Près de 70 personnes avaient fait le déplacement. Du jamais vu dans l’histoire de la Dictée dont la première édition s’est déroulée le 19 mars 2003. D’habitude, le nombre oscille entre 40 et 50 personnes. Deux grandes tables ont été rajoutées « en catastrophe » afin de pouvoir donner une place à chaque participant.
TEXTE DE LA DICTÉE TIRÉE DE « L’ÉTROITE LUCARNE DU PASSÉ » DE ROLAND ROSSERO.
Le restaurant est situé sur l’ancienne île Nou. C’est un des anciens bâtiments de la Pénitentiaire, un des rares à avoir été préservé. Construit en 1881 par les locataires au bail à la durée indéterminée du pénitencier, il a abrité au début un commandant militaire, chargé de la surveillance. Une fois les travaux forcés supprimés, il a connu des occupants aussi différents que variés. Plus récemment, il a fait office d’agence postale, puis son l’a transformé en temple gastronomique, tout en gardant l’ossature primitive de pierres taillées. Une terrasse véranda et un deck sur la mer, relié par un un pontant en bois clair, ont gommé son côté lugubre et l’endroit, désormais pimpant, vaut le détour. D’autres vestiges de ce temps résolu et enfoui sciemment dans les mémoires s’érigent aux alentours, dont l’immense « Théâtre de l’île » qui devait être au départ, une cathédrale pour la colonie pénale. Plus prosaïquement, le bagne…

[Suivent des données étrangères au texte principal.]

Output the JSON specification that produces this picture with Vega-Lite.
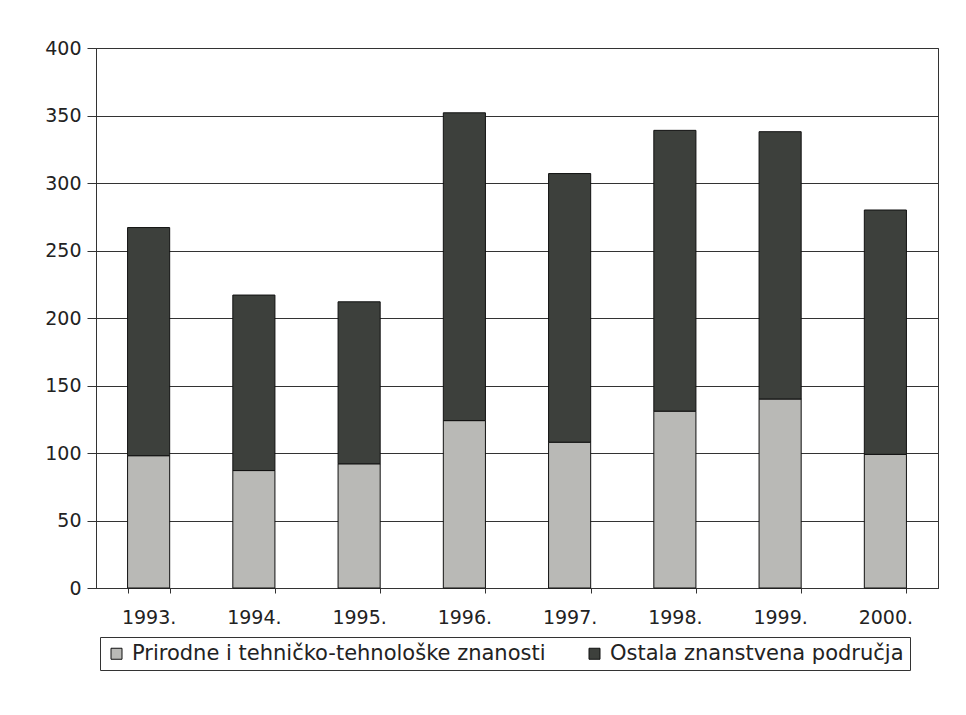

C’est son deuxième jour de vacances aux antipodes. Il a passé la première journée à se remettre du voyage aérien et a commencé ce matin tranquillement la visite de Nouméa. Il a pris six semaines de congés, sa boîte lui doit bien ça. Il savoure à cet instant le fait d’être célibataire et d’avoir une famille réduite à la plus simple expression, une demi-soeur qu’il ne voit plus depuis des années. Le rêve pour un voyageur, être seul, donc disponible pour toutes sortes de rencontres, pouvoir agir à sa guise, maîtriser ses horaires, son parcours et ne pas être obligé d’envoyer des cartes postales, des mails ou des coups de fil aussi répétitifs qu’ennuyeux. Les vacances parfaites, la totale liberté. Le mot le fait sourire… liberté d’aller dîner au milieu de pierres qui ont connu la souffrance forcée de leurs bâtisseurs ; Son Guide du Routard lui a conseillé la cuisine de l’établissement, excellente et le cadre historique, chargé d’atmosphère. Ces deux qualités sont à déguster surtout le soir. Le décalage a du bon, il n’a pas du tout sommeil et très faim. Il flâne un moment en fumant une cigarette autour du bâtiment, hume l’air marin, se rassasie des odeurs et se décide enfin à grimper les marches qui mènent à la porte du restaurant. On l’accueille chaleureusement, on veut prendre son chapeau en osier finement tressé, imitant la forme d’un feutre anglais. Il refuse poliment, car il y tient beaucoup, il l’a acheté l’an dernier sur la Côte d’Azur et ne le porte que pendant ses congés ou lors de grandes occasions, ce qui est un peu la même chose. Il jette un coup d’oeil au grand miroir qui fait face à l’entrée. Sa veste claire, légère, posée sur un tee-shirt immaculé, fait de l’effet sur sa silhouette mince de cinquantenaire. *Point final.